How the Bounce Works

// In _PetHomePageState
_controller = AnimationController(
  duration: const Duration(milliseconds: 900),
  vsync: this,
);
_bounceAnimation = TweenSequence<double>([
  TweenSequenceItem(
    tween: Tween<double>(begin: 0, end: -12)
        .chain(CurveTween(curve: Curves.easeOutBack)),
    weight: 60,
  ),
  TweenSequenceItem(
    tween: Tween<double>(begin: -12, end: 0)
        .chain(CurveTween(curve: Curves.easeIn)),
    weight: 40,
  ),
]).animate(_controller);

void _animatePet() {
  _controller.forward(from: 0);
}

Applied to the pet image:

AnimatedBuilder(
  animation: _bounceAnimation,
  builder: (context, child) {
    return Transform.translate(
      offset: Offset(0, _bounceAnimation.value),
      child: child,
    );
  },
  child: CircleAvatar(
    radius: 70,
    backgroundImage: AssetImage(_catAsset(state.mood)),
    backgroundColor: Colors.white,
  ),
)

Lessons from a Virtual Cat

With Bloc and Shared Preferences, we didn’t just build a fun app.

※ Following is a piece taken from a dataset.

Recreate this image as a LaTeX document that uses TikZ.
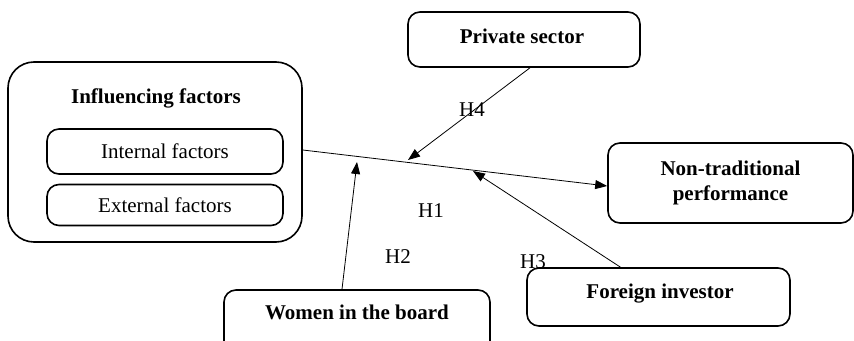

We explored how to manage time, state, and persistence in a way that feels alive. Our cat companion smiles when fed, sulks when ignored, and happily remembers your care between sessions.

That mix of reactivity and memory is what makes software feel reliable and human-friendly. Whether you’re practicing state management in a playful project or applying it to a client app, the patterns are the same, and they stick better when you’ve seen them through a pair of curious cat eyes.